What’s Already in the Collection
The library is growing fast. You’ll find the Diwan-e-Ghalib, works by Allama Iqbal, and various classical prose pieces. But the real value lies in the obscure stuff. Think about out-of-print magazines from the 1920s or colonial-era reports. These are the documents that tell the real story of the subcontinent.
- Classical Poetry: The backbone of the library.
- Prose and Novels: Longer works that are hard to find in print.
- Religious Literature: Crucial for academic study.
- Historical Records: Letters and biographies.
Stop Waiting and Start Contributing
Don't just be a consumer. The biggest mistake people make with Wikisource is thinking it’s a finished product. It’s a construction site. If you find a typo, fix it. If you have an old book that’s in the public domain, scan it and upload it.

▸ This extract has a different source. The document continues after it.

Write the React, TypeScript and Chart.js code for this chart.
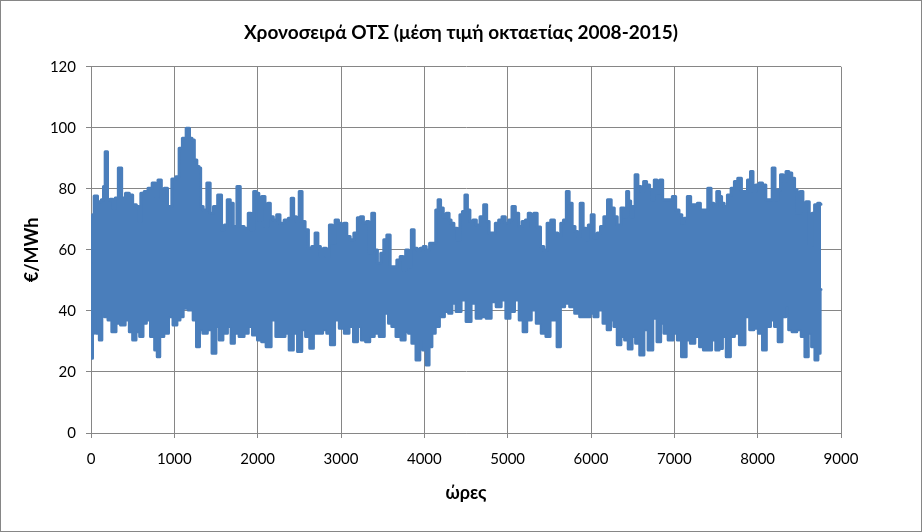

You don't need to be a scholar to help. If you can read Urdu, you can proofread. The interface is simple. You don't need to know code. You just need a bit of patience and a love for the language.
The next step for the Urdu community is to integrate this with other tools. We need better integration with Wikidata so we can map out which authors lived where and when. We need to link these texts to Wikipedia articles so readers can get context while they read.
Go to the Urdu Wikisource main page. Search for your favorite poet. If they aren't there, that's your cue to add them. The project’s success depends entirely on whether we care enough to show up. Use the "Index" pages to see what needs work. Pick a page, spend five minutes, and help save a piece of history. Stop complaining about the lack of Urdu content online and go create some.